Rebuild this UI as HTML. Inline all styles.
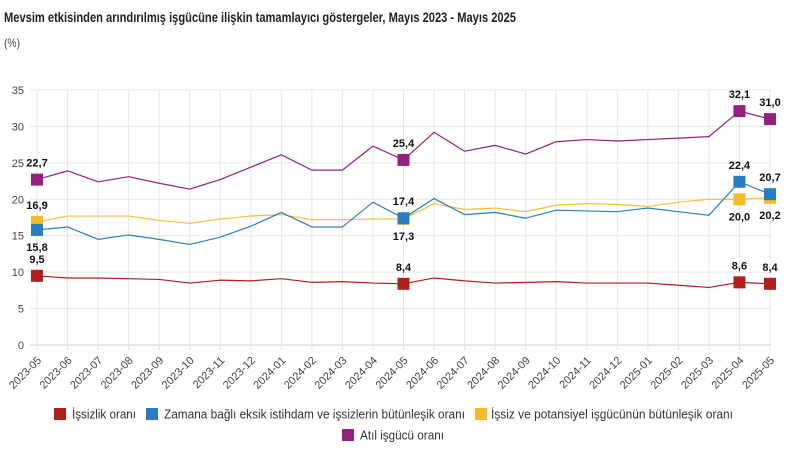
<!DOCTYPE html>
<html>
<head>
<meta charset="utf-8">
<style>
  html,body{margin:0;padding:0;background:#fff;}
  svg{display:block;}
  text{font-family:"Liberation Sans","DejaVu Sans",sans-serif;}
</style>
</head>
<body>
<svg width="803" height="457" viewBox="0 0 803 457" xmlns="http://www.w3.org/2000/svg">
  <rect width="803" height="457" fill="#fff"/>
  <!-- Title -->
  <text x="4" y="22" font-size="14" font-weight="bold" fill="#222" textLength="512" lengthAdjust="spacingAndGlyphs">Mevsim etkisinden arındırılmış işgücüne ilişkin tamamlayıcı göstergeler, Mayıs 2023 - Mayıs 2025</text>
  <text x="4" y="47" font-size="12" fill="#444" textLength="16" lengthAdjust="spacingAndGlyphs">(%)</text>

  <!-- vertical grid lines -->
  <g stroke="#e6e6e6" stroke-width="1">
    <line x1="37" y1="90" x2="37" y2="350"/>
    <line x1="67.54" y1="90" x2="67.54" y2="350"/>
    <line x1="98.08" y1="90" x2="98.08" y2="350"/>
    <line x1="128.63" y1="90" x2="128.63" y2="350"/>
    <line x1="159.17" y1="90" x2="159.17" y2="350"/>
    <line x1="189.71" y1="90" x2="189.71" y2="350"/>
    <line x1="220.25" y1="90" x2="220.25" y2="350"/>
    <line x1="250.79" y1="90" x2="250.79" y2="350"/>
    <line x1="281.33" y1="90" x2="281.33" y2="350"/>
    <line x1="311.88" y1="90" x2="311.88" y2="350"/>
    <line x1="342.42" y1="90" x2="342.42" y2="350"/>
    <line x1="372.96" y1="90" x2="372.96" y2="350"/>
    <line x1="403.5" y1="90" x2="403.5" y2="350"/>
    <line x1="434.04" y1="90" x2="434.04" y2="350"/>
    <line x1="464.58" y1="90" x2="464.58" y2="350"/>
    <line x1="495.13" y1="90" x2="495.13" y2="350"/>
    <line x1="525.67" y1="90" x2="525.67" y2="350"/>
    <line x1="556.21" y1="90" x2="556.21" y2="350"/>
    <line x1="586.75" y1="90" x2="586.75" y2="350"/>
    <line x1="617.29" y1="90" x2="617.29" y2="350"/>
    <line x1="647.83" y1="90" x2="647.83" y2="350"/>
    <line x1="678.38" y1="90" x2="678.38" y2="350"/>
    <line x1="708.92" y1="90" x2="708.92" y2="350"/>
    <line x1="739.46" y1="90" x2="739.46" y2="350"/>
    <line x1="770" y1="90" x2="770" y2="350"/>
  </g>
  <!-- horizontal grid lines -->
  <g stroke="#e6e6e6" stroke-width="1">
    <line x1="30" y1="90" x2="771" y2="90"/>
    <line x1="30" y1="126.43" x2="771" y2="126.43"/>
    <line x1="30" y1="162.86" x2="771" y2="162.86"/>
    <line x1="30" y1="199.29" x2="771" y2="199.29"/>
    <line x1="30" y1="235.71" x2="771" y2="235.71"/>
    <line x1="30" y1="272.14" x2="771" y2="272.14"/>
    <line x1="30" y1="308.57" x2="771" y2="308.57"/>
  </g>
  <line x1="30" y1="345" x2="771" y2="345" stroke="#cccccc" stroke-width="1"/>

  <!-- y labels -->
  <g font-size="11" fill="#444" text-anchor="end">
    <text x="24" y="94">35</text>
    <text x="24" y="130.4">30</text>
    <text x="24" y="166.9">25</text>
    <text x="24" y="203.3">20</text>
    <text x="24" y="239.7">15</text>
    <text x="24" y="276.1">10</text>
    <text x="24" y="312.6">5</text>
    <text x="24" y="349">0</text>
  </g>

  <!-- x labels -->
  <g font-size="11" fill="#444" text-anchor="end">
    <text transform="translate(42,361) rotate(-45)">2023-05</text>
    <text transform="translate(72.54,361) rotate(-45)">2023-06</text>
    <text transform="translate(103.08,361) rotate(-45)">2023-07</text>
    <text transform="translate(133.63,361) rotate(-45)">2023-08</text>
    <text transform="translate(164.17,361) rotate(-45)">2023-09</text>
    <text transform="translate(194.71,361) rotate(-45)">2023-10</text>
    <text transform="translate(225.25,361) rotate(-45)">2023-11</text>
    <text transform="translate(255.79,361) rotate(-45)">2023-12</text>
    <text transform="translate(286.33,361) rotate(-45)">2024-01</text>
    <text transform="translate(316.88,361) rotate(-45)">2024-02</text>
    <text transform="translate(347.42,361) rotate(-45)">2024-03</text>
    <text transform="translate(377.96,361) rotate(-45)">2024-04</text>
    <text transform="translate(408.5,361) rotate(-45)">2024-05</text>
    <text transform="translate(439.04,361) rotate(-45)">2024-06</text>
    <text transform="translate(469.58,361) rotate(-45)">2024-07</text>
    <text transform="translate(500.13,361) rotate(-45)">2024-08</text>
    <text transform="translate(530.67,361) rotate(-45)">2024-09</text>
    <text transform="translate(561.21,361) rotate(-45)">2024-10</text>
    <text transform="translate(591.75,361) rotate(-45)">2024-11</text>
    <text transform="translate(622.29,361) rotate(-45)">2024-12</text>
    <text transform="translate(652.83,361) rotate(-45)">2025-01</text>
    <text transform="translate(683.38,361) rotate(-45)">2025-02</text>
    <text transform="translate(713.92,361) rotate(-45)">2025-03</text>
    <text transform="translate(744.46,361) rotate(-45)">2025-04</text>
    <text transform="translate(775,361) rotate(-45)">2025-05</text>
  </g>

  <!-- Series lines -->
  <g fill="none" stroke-width="1.2" stroke-linejoin="round">
    <polyline stroke="#B01E1E" points="37,275.79 67.54,277.97 98.08,277.97 128.63,278.7 159.17,279.43 189.71,283.07 220.25,280.16 250.79,280.89 281.33,278.7 311.88,282.34 342.42,281.61 372.96,283.07 403.5,283.8 434.04,277.97 464.58,280.89 495.13,283.07 525.67,282.34 556.21,281.61 586.75,283.07 617.29,283.07 647.83,283.07 678.38,285.26 708.92,287.44 739.46,282.34 770,283.8"/>
    <polyline stroke="#F6BE3A" points="37,221.87 67.54,216.04 98.08,216.04 128.63,216.04 159.17,220.41 189.71,223.33 220.25,218.96 250.79,216.04 281.33,214.59 311.88,219.69 342.42,219.69 372.96,218.96 403.5,218.96 434.04,203.66 464.58,209.49 495.13,208.03 525.67,211.67 556.21,205.11 586.75,203.66 617.29,204.39 647.83,206.57 678.38,202.2 708.92,199.29 739.46,199.29 770,197.83"/>
    <polyline stroke="#2E80BF" points="37,229.89 67.54,226.97 98.08,239.36 128.63,234.99 159.17,239.36 189.71,244.46 220.25,237.17 250.79,226.24 281.33,212.4 311.88,226.97 342.42,226.97 372.96,202.2 403.5,218.23 434.04,198.56 464.58,214.59 495.13,212.4 525.67,218.23 556.21,210.21 586.75,210.94 617.29,211.67 647.83,208.03 678.38,211.67 708.92,215.31 739.46,181.8 770,194.19"/>
    <polyline stroke="#96207F" points="37,179.61 67.54,170.87 98.08,181.8 128.63,176.7 159.17,183.26 189.71,189.09 220.25,179.61 250.79,167.23 281.33,154.84 311.88,170.14 342.42,170.14 372.96,146.1 403.5,159.94 434.04,132.26 464.58,151.2 495.13,145.37 525.67,154.11 556.21,141.73 586.75,139.54 617.29,141 647.83,139.54 678.38,138.09 708.92,136.63 739.46,111.13 770,119.14"/>
  </g>

  <!-- Markers -->
  <g fill="#B01E1E">
    <rect x="31" y="269.79" width="12" height="12"/>
    <rect x="397.5" y="277.8" width="12" height="12"/>
    <rect x="733.46" y="276.34" width="12" height="12"/>
    <rect x="764" y="277.8" width="12" height="12"/>
  </g>
  <g fill="#F6BA2A">
    <rect x="31" y="215.87" width="12" height="12"/>
    <rect x="397.5" y="212.96" width="12" height="12"/>
    <rect x="733.46" y="193.29" width="12" height="12"/>
    <rect x="764" y="191.83" width="12" height="12"/>
  </g>
  <g fill="#2A7DC0">
    <rect x="31" y="223.89" width="12" height="12"/>
    <rect x="397.5" y="212.23" width="12" height="12"/>
    <rect x="733.46" y="175.8" width="12" height="12"/>
    <rect x="764" y="188.19" width="12" height="12"/>
  </g>
  <g fill="#96207F">
    <rect x="31" y="173.61" width="12" height="12"/>
    <rect x="397.5" y="153.94" width="12" height="12"/>
    <rect x="733.46" y="105.13" width="12" height="12"/>
    <rect x="764" y="113.14" width="12" height="12"/>
  </g>

  <!-- Data labels -->
  <g font-size="11" font-weight="bold" fill="#111" text-anchor="middle">
    <text x="37" y="166.6">22,7</text>
    <text x="403.5" y="146.9">25,4</text>
    <text x="739.46" y="98.1">32,1</text>
    <text x="770" y="106.1">31,0</text>

    <text x="37" y="250.9">15,8</text>
    <text x="403.5" y="205.2">17,4</text>
    <text x="739.46" y="168.8">22,4</text>
    <text x="770" y="181.2">20,7</text>

    <text x="37" y="208.9">16,9</text>
    <text x="403.5" y="240">17,3</text>
    <text x="739.46" y="220.3">20,0</text>
    <text x="770" y="218.8">20,2</text>

    <text x="37" y="262.8">9,5</text>
    <text x="403.5" y="270.8">8,4</text>
    <text x="739.46" y="269.3">8,6</text>
    <text x="770" y="270.8">8,4</text>
  </g>

  <!-- Legend -->
  <rect x="54" y="408" width="12" height="12" fill="#B01E1E"/>
  <text x="72" y="418.5" font-size="13" fill="#333" textLength="64" lengthAdjust="spacingAndGlyphs">İşsizlik oranı</text>
  <rect x="146" y="408" width="12" height="12" fill="#2A7DC0"/>
  <text x="164" y="418.5" font-size="13" fill="#333" textLength="301" lengthAdjust="spacingAndGlyphs">Zamana bağlı eksik istihdam ve işsizlerin bütünleşik oranı</text>
  <rect x="475" y="408" width="12" height="12" fill="#F6BA2A"/>
  <text x="491" y="418.5" font-size="13" fill="#333" textLength="242" lengthAdjust="spacingAndGlyphs">İşsiz ve potansiyel işgücünün bütünleşik oranı</text>
  <rect x="342" y="429" width="12" height="12" fill="#96207F"/>
  <text x="360" y="439.5" font-size="13" fill="#333" textLength="84" lengthAdjust="spacingAndGlyphs">Atıl işgücü oranı</text>
</svg>
</body>
</html>
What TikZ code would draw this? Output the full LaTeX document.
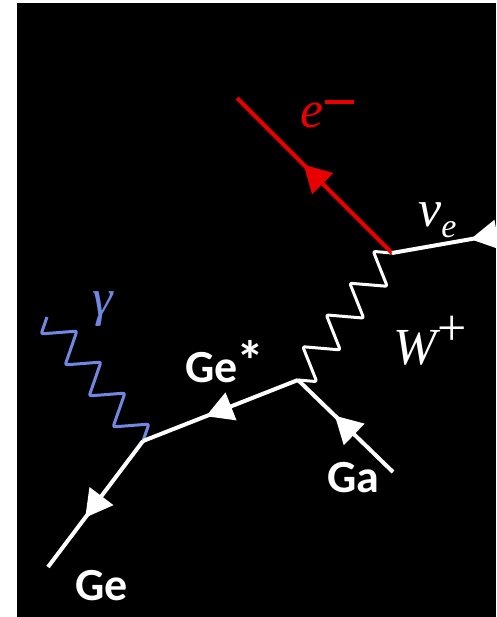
\documentclass[tikz,border=0pt]{standalone}
\usepackage{fontspec}
\newfontfamily\labelfont{Carlito}
\newfontfamily\symbfont{Liberation Serif}
\usetikzlibrary{arrows.meta, decorations.markings}
\definecolor{electronred}{RGB}{232,0,0}
\definecolor{photonblue}{RGB}{112,136,226}
\newcommand{\lowidx}[1]{\raisebox{-0.22em}{\fontsize{34}{34}\selectfont #1}}

\begin{document}
\begin{tikzpicture}[
    x=1pt, y=-1pt,
    fermion/.style 2 args={color=#1, line width=4pt, postaction={decorate,
        decoration={markings, mark=at position #2 with {\arrow{Triangle[length=27pt, width=29pt]}}}}},
    boson/.style={color=#1, line width=3pt, line join=round, rounded corners=2pt},
    lbl/.style={text=white, font=\labelfont\bfseries\fontsize{46}{50}\selectfont, inner sep=0pt, anchor=base west},
    mlbl/.style={text=white, font=\symbfont\itshape\fontsize{52}{56}\selectfont, inner sep=0pt, anchor=base west},
]
    \useasboundingbox (0,0) rectangle (496,617);
    \fill[white] (0,0) rectangle (496,617);
    \fill[black] (17,3) rectangle (496,617);

    % vertices and free ends
    \coordinate (wtop) at (392,253);
    \coordinate (wbot) at (298,380);
    \coordinate (gvtx) at (143,441);
    \coordinate (eout) at (237,98);
    \coordinate (nuin) at (500,234);
    \coordinate (gain) at (393,472);
    \coordinate (geout) at (48,567);
    \coordinate (gout) at (47,317);

    % bosons
    \draw[boson=white] (wtop) -- (373.3,251.4) -- (387.2,286.3) -- (349.8,283.2) -- (363.7,318.1)
        -- (326.3,314.9) -- (340.2,349.9) -- (302.8,346.7) -- (316.7,381.6) -- (wbot);
    \draw[boson=photonblue] (gvtx) -- (148.9,424.1) -- (113.1,426.9) -- (124.9,393.1) -- (89.2,395.9)
        -- (100.9,362.1) -- (65.2,364.9) -- (76.9,331.1) -- (41.2,333.9) -- (gout);

    % fermion lines
    \draw[fermion={electronred}{125pt}] (wtop) -- (eout);
    \draw[fermion={white}{30pt}] (nuin) -- (wtop);
    \draw[fermion={white}{81pt}] (gain) -- (wbot);
    \draw[fermion={white}{99pt}] (wbot) -- (gvtx);
    \draw[fermion={white}{96pt}] (gvtx) -- (geout);

    % labels
    \node[mlbl, text=electronred] (elabel) at (300,128) {e\kern2pt\raisebox{24pt}{\rule{29pt}{3.5pt}}};
    \node[mlbl] (nulabel) at (418,226) {ν\lowidx{e}};
    \node[mlbl] (wlabel) at (393,364) {W\kern1pt\raisebox{19pt}{\upshape +}};
    \node[mlbl, text=photonblue] (glabel) at (92,315) {γ};
    \node[lbl] (gestar) at (185,382) {Ge\kern-1pt\raisebox{2pt}{\fontsize{56}{56}\selectfont *}};
    \node[lbl] (galabel) at (327,492) {Ga};
    \node[lbl] (gelabel) at (75,600) {Ge};
\end{tikzpicture}
\end{document}
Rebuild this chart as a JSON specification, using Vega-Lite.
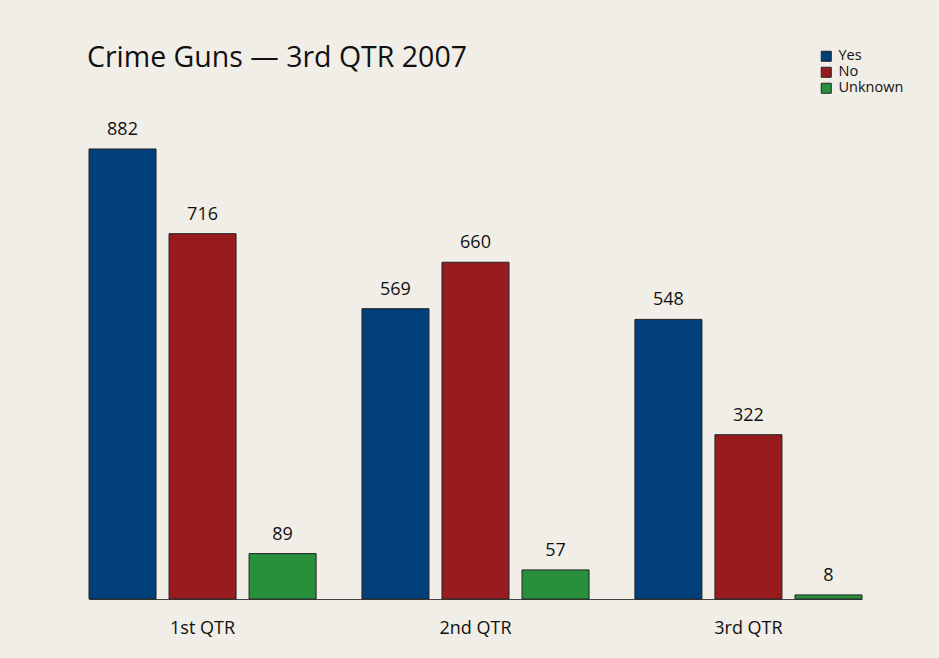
{
  "$schema": "https://vega.github.io/schema/vega-lite/v6.json",
  "autosize": {"type": "none"},
  "padding": {"left": 89, "top": 100, "right": 77, "bottom": 59},
  "width": 773,
  "height": 499,
  "background": "#f1eee7",
  "title": {
    "text": "Crime Guns — 3rd QTR 2007",
    "anchor": "start",
    "frame": "group",
    "dx": -2,
    "offset": 0,
    "dy": 23,
    "font": "Open Sans",
    "fontSize": 28.5,
    "fontWeight": "normal",
    "color": "#111111"
  },
  "data": {
    "values": [
      {"quarter": "1st QTR", "status": "Yes", "count": 882},
      {"quarter": "1st QTR", "status": "No", "count": 716},
      {"quarter": "1st QTR", "status": "Unknown", "count": 89},
      {"quarter": "2nd QTR", "status": "Yes", "count": 569},
      {"quarter": "2nd QTR", "status": "No", "count": 660},
      {"quarter": "2nd QTR", "status": "Unknown", "count": 57},
      {"quarter": "3rd QTR", "status": "Yes", "count": 548},
      {"quarter": "3rd QTR", "status": "No", "count": 322},
      {"quarter": "3rd QTR", "status": "Unknown", "count": 8}
    ]
  },
  "encoding": {
    "x": {
      "field": "quarter", "type": "nominal", "sort": null,
      "scale": {"paddingInner": 0.168, "paddingOuter": 0},
      "axis": {
        "title": null, "labelAngle": 0, "ticks": false, "labelPadding": 20,
        "labelFont": "Open Sans", "labelFontSize": 18, "labelColor": "#111111",
        "domainColor": "#444444", "domainWidth": 1
      }
    },
    "xOffset": {
      "field": "status", "type": "nominal", "sort": ["Yes", "No", "Unknown"],
      "scale": {"paddingInner": 0.1625, "paddingOuter": 0}
    },
    "y": {
      "field": "count", "type": "quantitative",
      "scale": {"domain": [0, 978], "nice": false},
      "axis": null
    }
  },
  "layer": [
    {
      "mark": {"type": "bar", "stroke": "#222222", "strokeWidth": 1},
      "encoding": {
        "color": {
          "field": "status", "type": "nominal",
          "scale": {"domain": ["Yes", "No", "Unknown"], "range": ["#003f7a", "#971b1f", "#28903c"]},
          "legend": {
            "title": null, "orient": "none", "legendX": 730, "legendY": -51,
            "symbolType": "square", "symbolSize": 100, "symbolStrokeColor": "#222222", "symbolStrokeWidth": 1,
            "labelFont": "Open Sans", "labelFontSize": 14.5, "labelColor": "#111111",
            "rowPadding": 0, "labelOffset": 5
          }
        }
      }
    },
    {
      "mark": {"type": "text", "dy": -19, "font": "Open Sans", "fontSize": 18, "color": "#111111"},
      "encoding": {"text": {"field": "count", "type": "quantitative"}}
    }
  ],
  "config": {"view": {"stroke": null}}
}
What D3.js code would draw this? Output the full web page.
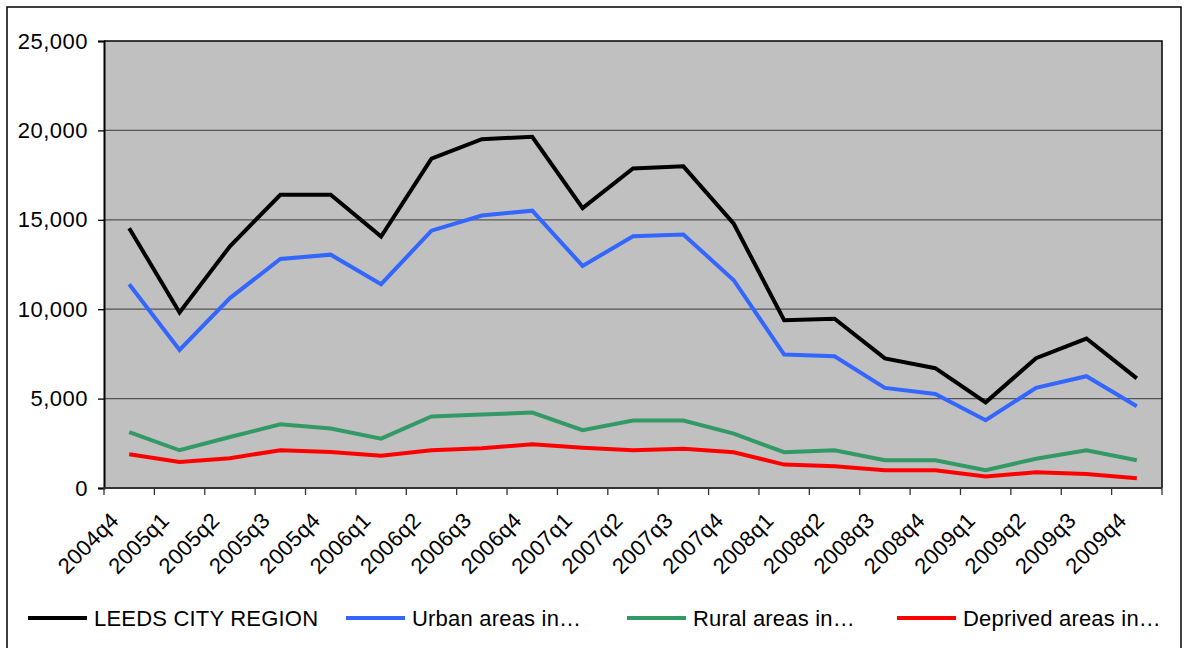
··········
=== WHAT TO DO ===
Extract from the data every line where "this" shows up.

=== ANSWER BELOW ===
Rebuild this UI as HTML. Inline all styles.
What TikZ code would draw this? Output the full LaTeX document.
Rebuild this chart as a JSON specification, using Vega-Lite.
What D3.js code would draw this? Output the full web page.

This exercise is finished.